Tüm bunlarla beraber çok eğlenceli bir ailesi var Gökçe’nin. Boşanmış anne babası gizlice Riva’ya gidip taş evde bağır çağır kavga etmek isteyecek tiplerden. İkisini de izlerken hem gülmekten koltuk kenarlarını ısırıp hem de bir parça dertlerini anlıyorsunuz. Yahu o çocuğu yap, dokuz ay bekle, doğunca büyüt, büyüyünce de Bartu olsun! Böyle bir kımıl zararlısı göremezsiniz, ekranın en manyak adamlarından biri şu anda. Sadi Celil Cengiz çok iyi canlandırmış, her oyuncunun “ben fahişeyi de oynamak isterim bir psikopatı da” klişesi ucundan da olsa gerçekleşmiş. Hakkından gelebilecek kişiyi arıyoruz, henüz bulamadık.

Gerçi Yonca Evcimik tüm ihtişamıyla orada ve her an herkes nasibini alabilir, Bartu’ya dur diyecek olan biri varsa o da teyzesinin anlık çıkışları olabilir. En eğlenceli karakterlerden, inanılmaz eğleniyor insan izlerken. Bir kere o Yonca Evcimik, insanın bir anda bandırıp yiyesi geliyor taşı toprağı. Doyamıyoruz izlemeye, her hafta bir aşk macerasına atılsa da ona dram gelen şeye biz katılarak gülsek. Son olarak Sema… Bu sene yapımcılar, senaristler bir huy edinmiş. Diziye inanılmaz tatlı bir “en yakın arkadaş” figürü sokup sahnelerini ilk başta accuk accuk veriyorlar ki çıldıralım. Sonra Kiralık Aşk’ın Nihan’ı, Tatlı İntikam’ın Başak’ı gibi gitgide vazgeçilmez bir karakter halini alıyorlar. Kokarca ex Emre ile buluşan Gökçe’yi yalnız bırakmayıp arkasına oturduğu, arkadaşı fenalaştıkça arkadan viksli mendil uzattığı bir sahne vardı ki gülerken sağlam kalori vermişizdir.
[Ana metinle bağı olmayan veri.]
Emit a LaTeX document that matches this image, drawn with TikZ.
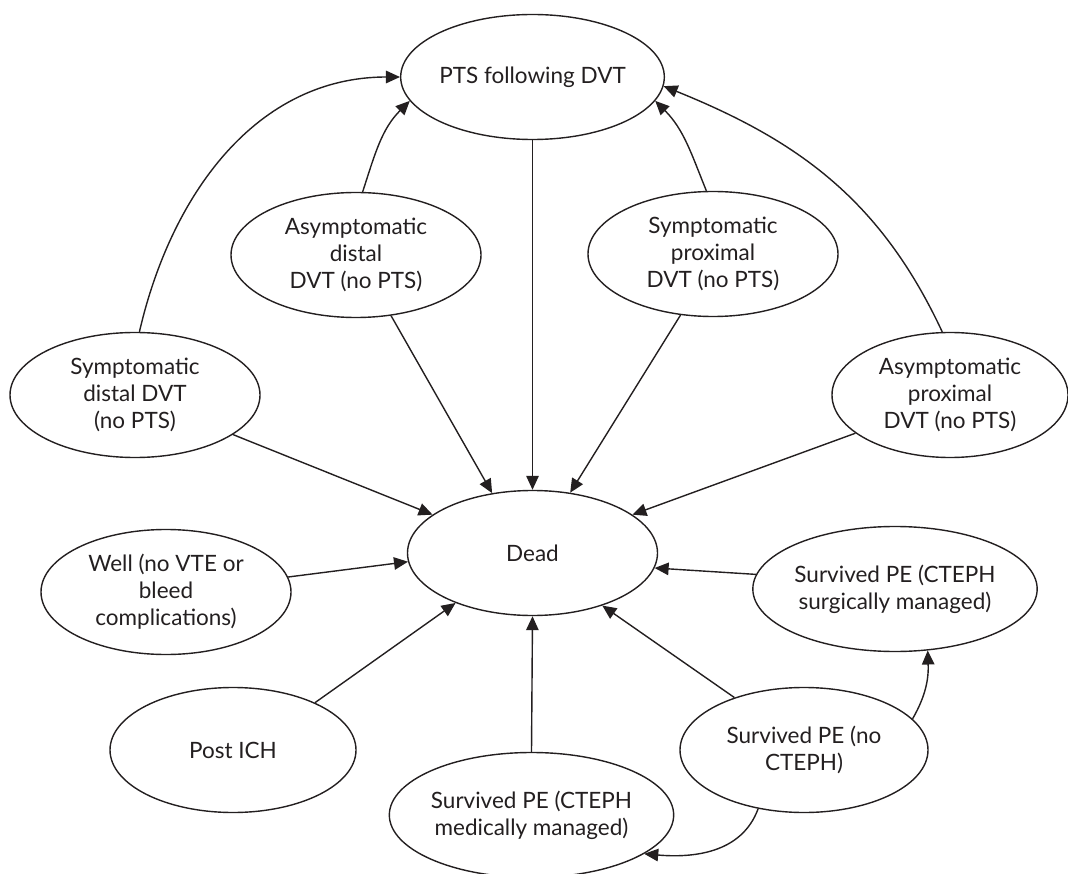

Kısacası kadro süper, hikaye tanıdık ama işleyişi farklı, ajans ortamı eğlenceli, ev olabildiğince tantanalı, enerji Allahuekber Dağları’nda.

Üstelik hiçbir şey için değilse bile durup beş dakika Hande Doğandemir nasıl düşüp bayılmamış yahu demek için ilk 4 bölümden kareler izleyin. Zira sakin kaldığı tek bir an yok. Sırtına havlu koyasım, tüm camlara S yazasım geliyor çarpıp düşmesin diye.

Yolun açık olsun Hayatımın Aşkı, şimdiden Pazar gecelerini kapattın bile.